> Posted by Sergio Guzmán, Lead Specialist, The Smart Campaign, CFI
The Smart Campaign will soon launch its Certification Program on client protection for microfinance institutions (MFIs). In this second post in a series, Sergio Guzmán uses his experience from the field to shed light on standards that are often overlooked by MFI managers but that are a crucial part of client protection.
When I talk with microfinance practitioners about interest rates they often say, “Clients don’t care about the interest rate; they care about the installment amount and how quickly you can disburse the loan.” Also, I’ve often heard from providers the following gem: “The most expensive loan is the one you never take out.”

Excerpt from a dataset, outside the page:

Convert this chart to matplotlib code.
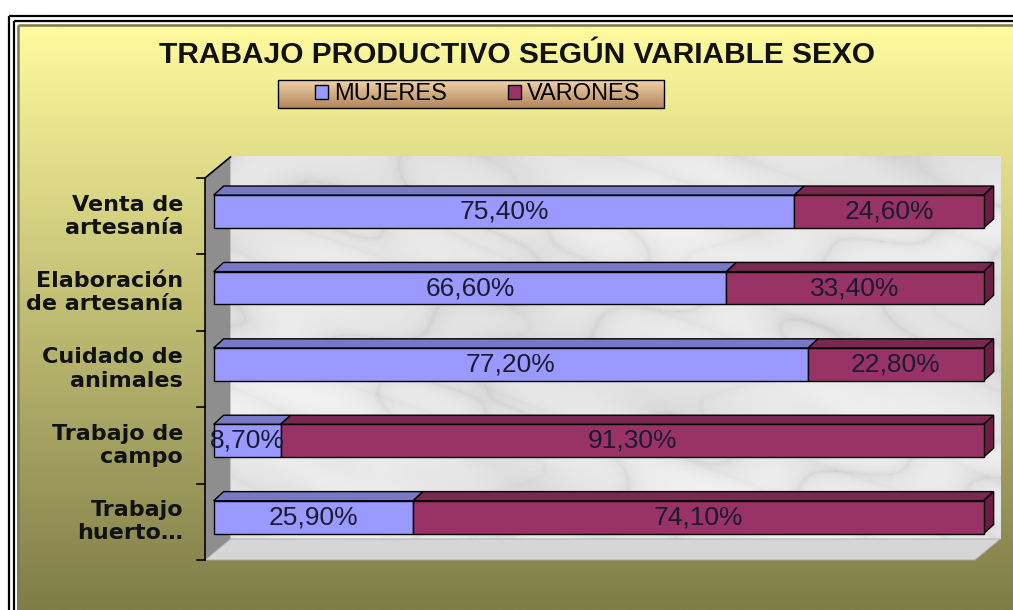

In my experience, it’s absolutely true that clients are very concerned with how expensive loans are going to be relative to their monthly income, and it’s also true that when seeking a loan, clients want the money now if not sooner. But providers should not let those client traits become an excuse for non-transparency in price structure and calculations.
Let me explain:
In many countries with Annual Percentage Rate (APR) regulations , I have seen providers present clients with a monthly nominal rate. “So that clients understand better,” they say. This of course is sometimes a marketing ploy, since 3 percent a month might seem cheaper than 36 percent a year. However, if all costs have been incorporated into that 3 percent figure, it does not violate acceptable practice.
What does violate standards is when providers confuse clients about total costs by charging fees and then stating a monthly charge that omits them; that is to say, instead of the above 3 percent monthly interest rate, a provider advertises a 2.5 percent monthly rate, not mentioning additional fees (credit bureau check, insurance, disbursement fee, administrative fee, paper fee, among others) that would have to be counted in calculating a fully transparent APR. The argument that these fees are not included in the advertised interest rate because they are not strictly interest charges is a half-truth at best, and designed to obscure the facts from clients. Chuck Waterfield illustrates this superbly in his webinar: Understanding the Price Curve in Microfinance.
The Smart Campaign standards require interest rates to be presented in a manner that avoids confusing clients about the total costs of the loan. The presentation of pricing should also include a format that would in theory allow a client to make a direct comparison to competitors. APR, when calculated to incorporate all fees effectively capture additional costs charged by providers and aggregate them to an understandable annual fee that can be compared across providers.
Providers should move away from using fees as a way to reduce the stated interest rate. Let’s say it straight: tactics like this aim to trick the client. After all, if providers try so hard to make their prices look cheaper, doesn’t that suggest that clients ARE price sensitive and they DO care about interest rates?